3. The Red Army was not the only one participating in the Battle of Berlin. It was backed up by the 200,000-strong 1st Polish Army, which accounted for about 10 percent of all the advancing troops. The allies, equipped with Soviet weapons, were subordinate to the Communist Provisional Government of the Republic of Poland and were fighting under their own flag and in their national uniforms. They are best remembered for the fighting near the Tiergarten park, when soldiers of the 1st Tadeusz Kościuszko Infantry Division lent support to the Soviet 2nd Guards Tank Army, which had been left without the cover of its own infantry.

Soldiers of the 1st Tadeusz Kościuszko Infantry Division.

4. By the start of the Battle of Berlin, Germany had already lost all its allies. However, thousands of foreigners continued to fight for it still. Among others, there was a battalion of the 1st Latvian Division of the SS, the Danes, Swedes, Norwegians and the Dutch from the SS Volunteer Panzergrenadier Division Nordland, as well as the French from the 33rd Waffen Grenadier Division of the SS Charlemagne. In addition, the capital of the Third Reich was being defended by several hundred Spaniards, who, after the withdrawal of the Blue Division from the Eastern Front in 1943, had decided to stay and continue the fight against the Soviet Union.

5. For the Soviet 203-mm howitzer B-4, which the Germans had nicknamed “Stalin's sledgehammer”, nothing was impossible. It easily destroyed fortified pillboxes of the Mannerheim Line and could turn a multi-story building into ruins in less than an hour. Yet, it was in Berlin that the formidable Soviet weapon came up against an opponent it could not surpass. The opponent was the so-called ‘Zoo flak tower’, situated near the Berlin Zoo. Despite long and persistent shelling, only one corner of that massive building was damaged, and its garrison surrendered only when fighting in the rest of the city was over.
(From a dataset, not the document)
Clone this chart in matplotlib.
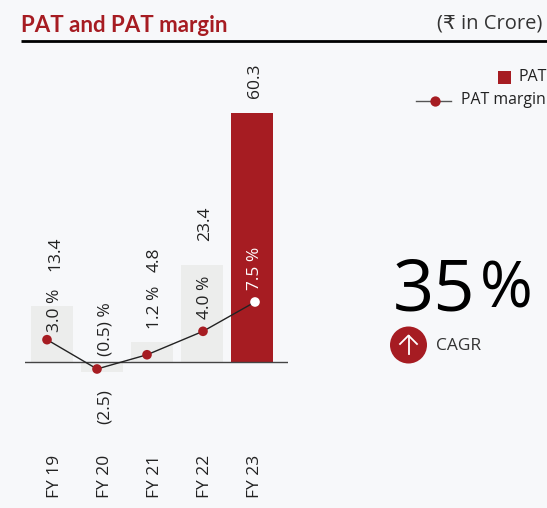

B-4 203 mm howitzer in Berlin.

6. The Reichstag was not captured at the first attempt. An assault on April 29 had failed, and the building was seized only by the evening of April 30. On the following day, when Soviet banners were already flying above that symbol of the Third Reich, some 1,500 Germans tried to break out of the basement of the building into the street, but unsuccessfully.

7. The "Americans" took part in the Battle of Berlin, too, in the form of their M4A2 Sherman medium tanks that had been supplied to the Soviet Union by the USA under the Lend-Lease program. Thus, the 2nd Guards Tank Army alone lost 209 of those tanks in the battle for the city.

Sherman tank in Berlin.

8. Although Berlin is quite far from the Baltic Sea, even the Soviet Navy took an active part in the battle for the city. From April 23 to 25, under enemy fire, small boats of the Dnieper Flotilla transported more than 16,000 soldiers and 100 pieces of artillery across the Spree River to the combat area.

9. Berlin became the only Western European capital to have been captured by the Russian army three times. The first time was in 1760, during the Seven Years War and the second, during the War of the Sixth Coalition against Napoleonic France in 1813.

10. Paradoxically, as the Red Army was storming the capital of the Third Reich, part of the territory of the Soviet Union was still occupied by the Germans. Up to 250,000 Nazi soldiers were surrounded in the so-called Courland Pocket in western Latvia, which became jokingly known as “a camp of armed prisoners of war”. The group capitulated on May 10, however, thousands of local collaborators, together with a certain number of Germans, did not lay down their arms and started a guerrilla war in the local forests against the Soviet soldiers.